======== Exercise material
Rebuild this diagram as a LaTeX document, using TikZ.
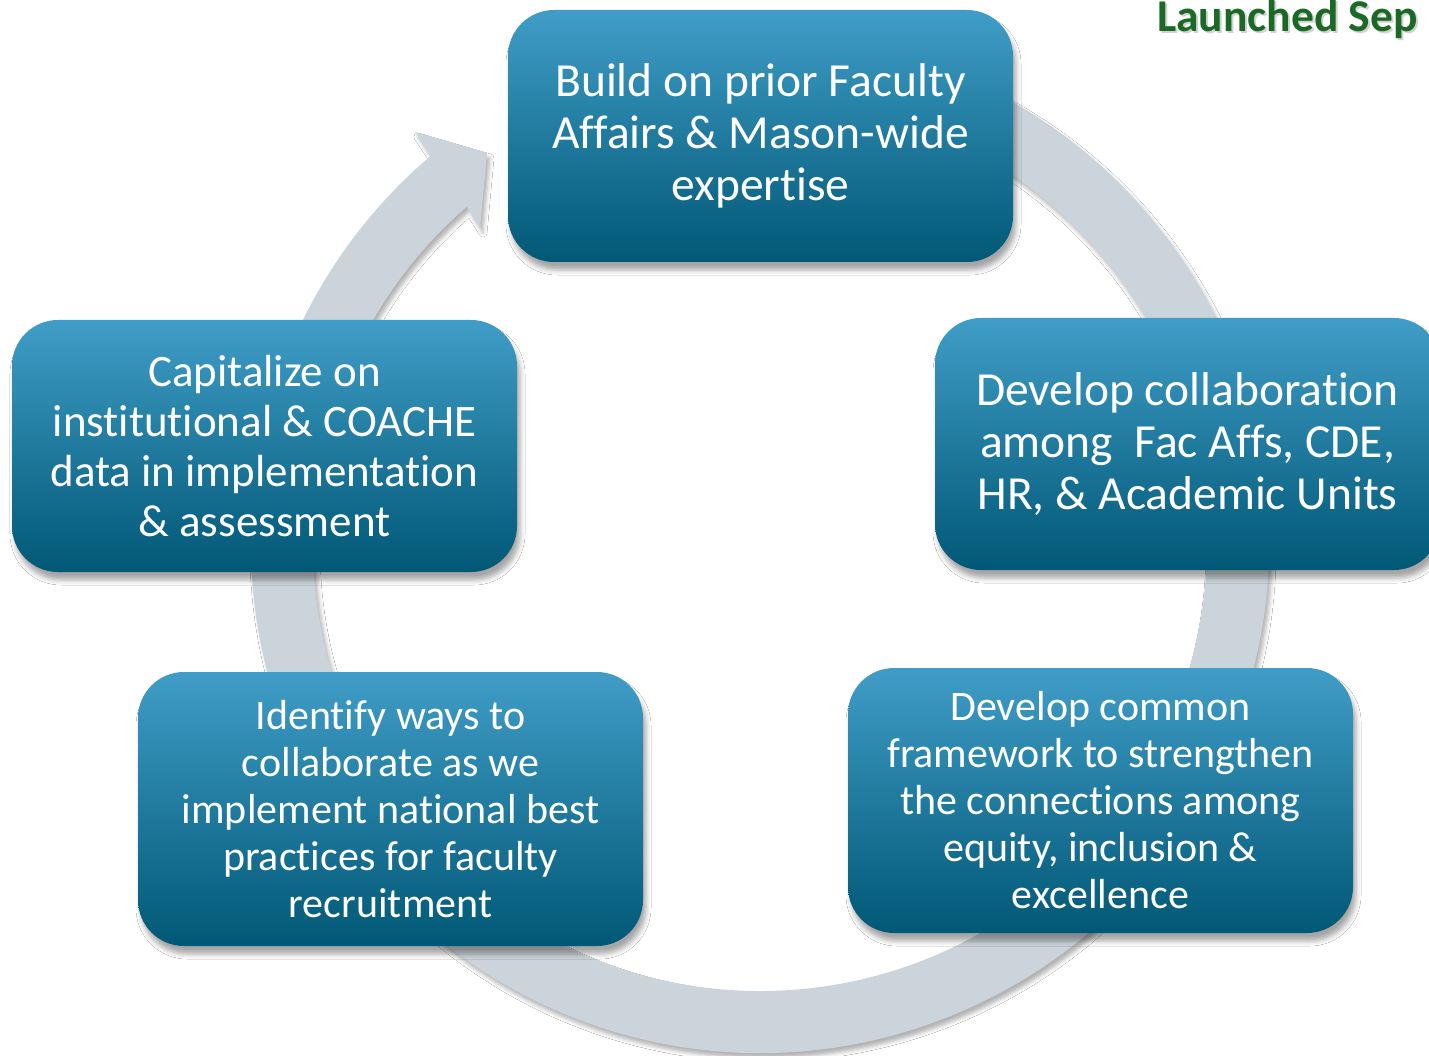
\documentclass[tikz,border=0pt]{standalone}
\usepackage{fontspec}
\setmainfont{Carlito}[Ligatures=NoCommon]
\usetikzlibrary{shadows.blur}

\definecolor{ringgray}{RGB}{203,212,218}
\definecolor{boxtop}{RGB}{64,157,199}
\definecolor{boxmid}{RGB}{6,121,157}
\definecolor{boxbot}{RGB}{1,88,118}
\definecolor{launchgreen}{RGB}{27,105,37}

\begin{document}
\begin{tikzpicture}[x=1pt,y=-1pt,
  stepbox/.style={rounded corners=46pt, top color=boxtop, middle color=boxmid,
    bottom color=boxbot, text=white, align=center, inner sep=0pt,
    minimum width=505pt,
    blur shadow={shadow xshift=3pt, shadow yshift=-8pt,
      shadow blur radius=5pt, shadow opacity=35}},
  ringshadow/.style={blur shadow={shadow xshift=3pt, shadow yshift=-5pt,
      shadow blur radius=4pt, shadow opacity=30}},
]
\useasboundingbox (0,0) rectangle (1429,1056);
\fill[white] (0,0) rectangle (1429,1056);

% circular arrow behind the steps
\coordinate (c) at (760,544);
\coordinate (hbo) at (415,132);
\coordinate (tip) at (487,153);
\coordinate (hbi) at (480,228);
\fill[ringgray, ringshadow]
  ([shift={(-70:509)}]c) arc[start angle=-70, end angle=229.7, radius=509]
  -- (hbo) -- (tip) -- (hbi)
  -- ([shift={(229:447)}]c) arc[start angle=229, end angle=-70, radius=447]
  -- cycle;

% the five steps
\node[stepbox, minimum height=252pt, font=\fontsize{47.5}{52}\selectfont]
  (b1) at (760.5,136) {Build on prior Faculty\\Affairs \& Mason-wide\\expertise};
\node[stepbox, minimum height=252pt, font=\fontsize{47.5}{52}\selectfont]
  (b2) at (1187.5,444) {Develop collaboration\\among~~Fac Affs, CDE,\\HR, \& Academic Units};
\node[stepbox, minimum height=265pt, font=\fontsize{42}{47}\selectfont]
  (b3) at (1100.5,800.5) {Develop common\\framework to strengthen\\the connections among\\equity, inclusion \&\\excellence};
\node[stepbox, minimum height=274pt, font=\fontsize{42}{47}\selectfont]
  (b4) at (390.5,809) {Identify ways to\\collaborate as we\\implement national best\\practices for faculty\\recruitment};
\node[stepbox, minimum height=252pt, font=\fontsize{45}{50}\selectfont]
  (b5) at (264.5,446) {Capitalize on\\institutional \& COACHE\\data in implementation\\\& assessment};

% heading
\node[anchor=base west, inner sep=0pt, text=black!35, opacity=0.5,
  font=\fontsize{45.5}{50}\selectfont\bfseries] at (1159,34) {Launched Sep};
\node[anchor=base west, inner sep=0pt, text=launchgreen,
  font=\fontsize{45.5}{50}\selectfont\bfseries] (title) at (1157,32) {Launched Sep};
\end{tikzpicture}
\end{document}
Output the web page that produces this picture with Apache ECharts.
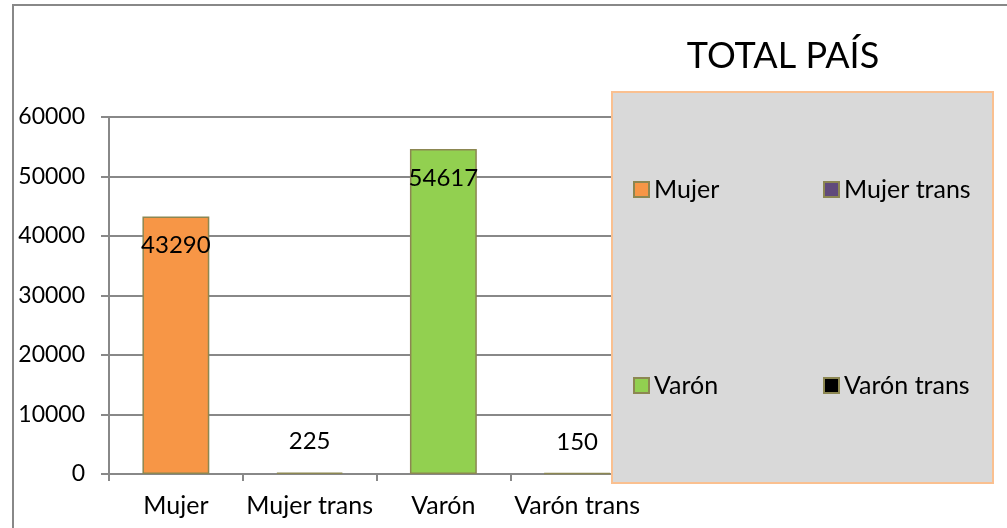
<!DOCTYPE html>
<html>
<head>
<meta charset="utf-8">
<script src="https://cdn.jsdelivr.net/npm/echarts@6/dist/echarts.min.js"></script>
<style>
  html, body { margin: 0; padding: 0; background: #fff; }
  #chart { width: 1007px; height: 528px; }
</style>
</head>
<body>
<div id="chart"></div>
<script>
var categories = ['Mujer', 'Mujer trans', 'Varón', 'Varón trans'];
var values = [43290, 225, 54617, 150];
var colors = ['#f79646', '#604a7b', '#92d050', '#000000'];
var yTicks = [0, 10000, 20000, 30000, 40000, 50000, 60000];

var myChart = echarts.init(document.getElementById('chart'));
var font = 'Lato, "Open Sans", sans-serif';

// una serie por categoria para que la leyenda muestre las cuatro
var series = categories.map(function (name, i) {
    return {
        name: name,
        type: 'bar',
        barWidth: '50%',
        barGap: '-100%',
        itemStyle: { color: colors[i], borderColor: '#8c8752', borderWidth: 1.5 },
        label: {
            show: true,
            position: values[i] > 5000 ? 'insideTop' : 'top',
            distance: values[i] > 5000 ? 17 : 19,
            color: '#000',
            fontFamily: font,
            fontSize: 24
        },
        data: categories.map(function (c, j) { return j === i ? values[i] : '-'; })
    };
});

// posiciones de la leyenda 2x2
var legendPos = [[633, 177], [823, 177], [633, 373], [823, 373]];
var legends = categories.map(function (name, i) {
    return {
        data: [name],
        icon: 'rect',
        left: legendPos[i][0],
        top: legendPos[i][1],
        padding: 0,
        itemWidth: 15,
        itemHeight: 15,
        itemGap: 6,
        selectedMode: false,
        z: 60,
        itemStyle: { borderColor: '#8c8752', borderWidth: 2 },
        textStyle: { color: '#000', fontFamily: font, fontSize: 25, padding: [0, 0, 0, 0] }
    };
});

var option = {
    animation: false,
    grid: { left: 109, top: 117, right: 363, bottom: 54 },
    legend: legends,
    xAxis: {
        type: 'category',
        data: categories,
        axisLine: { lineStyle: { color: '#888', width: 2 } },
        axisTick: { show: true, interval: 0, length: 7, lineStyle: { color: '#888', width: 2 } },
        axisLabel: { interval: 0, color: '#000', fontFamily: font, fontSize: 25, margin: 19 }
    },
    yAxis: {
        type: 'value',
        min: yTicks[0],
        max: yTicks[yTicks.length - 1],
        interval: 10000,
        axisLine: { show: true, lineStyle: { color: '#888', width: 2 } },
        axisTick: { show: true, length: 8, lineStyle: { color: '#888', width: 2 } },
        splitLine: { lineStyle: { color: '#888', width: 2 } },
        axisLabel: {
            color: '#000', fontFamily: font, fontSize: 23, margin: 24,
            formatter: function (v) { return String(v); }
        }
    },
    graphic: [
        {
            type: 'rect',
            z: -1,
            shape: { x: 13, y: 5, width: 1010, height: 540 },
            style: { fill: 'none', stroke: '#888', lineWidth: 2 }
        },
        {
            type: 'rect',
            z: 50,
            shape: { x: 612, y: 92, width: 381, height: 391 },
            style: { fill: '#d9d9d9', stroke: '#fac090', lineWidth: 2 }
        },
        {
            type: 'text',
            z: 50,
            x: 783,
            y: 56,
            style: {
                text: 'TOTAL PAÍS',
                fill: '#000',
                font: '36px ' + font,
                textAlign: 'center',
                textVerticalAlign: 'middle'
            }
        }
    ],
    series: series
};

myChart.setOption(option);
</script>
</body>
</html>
================
**Directive**: Quote the records in full and exactly; skip any image.

**The output**:
Rebuild this diagram as a LaTeX document, using TikZ.
\documentclass[tikz,border=0pt]{standalone}
\usepackage{fontspec}
\setmainfont{Carlito}[Ligatures=NoCommon]
\usetikzlibrary{shadows.blur}

\definecolor{ringgray}{RGB}{203,212,218}
\definecolor{boxtop}{RGB}{64,157,199}
\definecolor{boxmid}{RGB}{6,121,157}
\definecolor{boxbot}{RGB}{1,88,118}
\definecolor{launchgreen}{RGB}{27,105,37}

\begin{document}
\begin{tikzpicture}[x=1pt,y=-1pt,
  stepbox/.style={rounded corners=46pt, top color=boxtop, middle color=boxmid,
    bottom color=boxbot, text=white, align=center, inner sep=0pt,
    minimum width=505pt,
    blur shadow={shadow xshift=3pt, shadow yshift=-8pt,
      shadow blur radius=5pt, shadow opacity=35}},
  ringshadow/.style={blur shadow={shadow xshift=3pt, shadow yshift=-5pt,
      shadow blur radius=4pt, shadow opacity=30}},
]
\useasboundingbox (0,0) rectangle (1429,1056);
\fill[white] (0,0) rectangle (1429,1056);

% circular arrow behind the steps
\coordinate (c) at (760,544);
\coordinate (hbo) at (415,132);
\coordinate (tip) at (487,153);
\coordinate (hbi) at (480,228);
\fill[ringgray, ringshadow]
  ([shift={(-70:509)}]c) arc[start angle=-70, end angle=229.7, radius=509]
  -- (hbo) -- (tip) -- (hbi)
  -- ([shift={(229:447)}]c) arc[start angle=229, end angle=-70, radius=447]
  -- cycle;

% the five steps
\node[stepbox, minimum height=252pt, font=\fontsize{47.5}{52}\selectfont]
  (b1) at (760.5,136) {Build on prior Faculty\\Affairs \& Mason-wide\\expertise};
\node[stepbox, minimum height=252pt, font=\fontsize{47.5}{52}\selectfont]
  (b2) at (1187.5,444) {Develop collaboration\\among~~Fac Affs, CDE,\\HR, \& Academic Units};
\node[stepbox, minimum height=265pt, font=\fontsize{42}{47}\selectfont]
  (b3) at (1100.5,800.5) {Develop common\\framework to strengthen\\the connections among\\equity, inclusion \&\\excellence};
\node[stepbox, minimum height=274pt, font=\fontsize{42}{47}\selectfont]
  (b4) at (390.5,809) {Identify ways to\\collaborate as we\\implement national best\\practices for faculty\\recruitment};
\node[stepbox, minimum height=252pt, font=\fontsize{45}{50}\selectfont]
  (b5) at (264.5,446) {Capitalize on\\institutional \& COACHE\\data in implementation\\\& assessment};

% heading
\node[anchor=base west, inner sep=0pt, text=black!35, opacity=0.5,
  font=\fontsize{45.5}{50}\selectfont\bfseries] at (1159,34) {Launched Sep};
\node[anchor=base west, inner sep=0pt, text=launchgreen,
  font=\fontsize{45.5}{50}\selectfont\bfseries] (title) at (1157,32) {Launched Sep};
\end{tikzpicture}
\end{document}
Output the web page that produces this picture with Apache ECharts.
<!DOCTYPE html>
<html>
<head>
<meta charset="utf-8">
<script src="https://cdn.jsdelivr.net/npm/echarts@6/dist/echarts.min.js"></script>
<style>
  html, body { margin: 0; padding: 0; background: #fff; }
  #chart { width: 1007px; height: 528px; }
</style>
</head>
<body>
<div id="chart"></div>
<script>
var categories = ['Mujer', 'Mujer trans', 'Varón', 'Varón trans'];
var values = [43290, 225, 54617, 150];
var colors = ['#f79646', '#604a7b', '#92d050', '#000000'];
var yTicks = [0, 10000, 20000, 30000, 40000, 50000, 60000];

var myChart = echarts.init(document.getElementById('chart'));
var font = 'Lato, "Open Sans", sans-serif';

// una serie por categoria para que la leyenda muestre las cuatro
var series = categories.map(function (name, i) {
    return {
        name: name,
        type: 'bar',
        barWidth: '50%',
        barGap: '-100%',
        itemStyle: { color: colors[i], borderColor: '#8c8752', borderWidth: 1.5 },
        label: {
            show: true,
            position: values[i] > 5000 ? 'insideTop' : 'top',
            distance: values[i] > 5000 ? 17 : 19,
            color: '#000',
            fontFamily: font,
            fontSize: 24
        },
        data: categories.map(function (c, j) { return j === i ? values[i] : '-'; })
    };
});

// posiciones de la leyenda 2x2
var legendPos = [[633, 177], [823, 177], [633, 373], [823, 373]];
var legends = categories.map(function (name, i) {
    return {
        data: [name],
        icon: 'rect',
        left: legendPos[i][0],
        top: legendPos[i][1],
        padding: 0,
        itemWidth: 15,
        itemHeight: 15,
        itemGap: 6,
        selectedMode: false,
        z: 60,
        itemStyle: { borderColor: '#8c8752', borderWidth: 2 },
        textStyle: { color: '#000', fontFamily: font, fontSize: 25, padding: [0, 0, 0, 0] }
    };
});

var option = {
    animation: false,
    grid: { left: 109, top: 117, right: 363, bottom: 54 },
    legend: legends,
    xAxis: {
        type: 'category',
        data: categories,
        axisLine: { lineStyle: { color: '#888', width: 2 } },
        axisTick: { show: true, interval: 0, length: 7, lineStyle: { color: '#888', width: 2 } },
        axisLabel: { interval: 0, color: '#000', fontFamily: font, fontSize: 25, margin: 19 }
    },
    yAxis: {
        type: 'value',
        min: yTicks[0],
        max: yTicks[yTicks.length - 1],
        interval: 10000,
        axisLine: { show: true, lineStyle: { color: '#888', width: 2 } },
        axisTick: { show: true, length: 8, lineStyle: { color: '#888', width: 2 } },
        splitLine: { lineStyle: { color: '#888', width: 2 } },
        axisLabel: {
            color: '#000', fontFamily: font, fontSize: 23, margin: 24,
            formatter: function (v) { return String(v); }
        }
    },
    graphic: [
        {
            type: 'rect',
            z: -1,
            shape: { x: 13, y: 5, width: 1010, height: 540 },
            style: { fill: 'none', stroke: '#888', lineWidth: 2 }
        },
        {
            type: 'rect',
            z: 50,
            shape: { x: 612, y: 92, width: 381, height: 391 },
            style: { fill: '#d9d9d9', stroke: '#fac090', lineWidth: 2 }
        },
        {
            type: 'text',
            z: 50,
            x: 783,
            y: 56,
            style: {
                text: 'TOTAL PAÍS',
                fill: '#000',
                font: '36px ' + font,
                textAlign: 'center',
                textVerticalAlign: 'middle'
            }
        }
    ],
    series: series
};

myChart.setOption(option);
</script>
</body>
</html>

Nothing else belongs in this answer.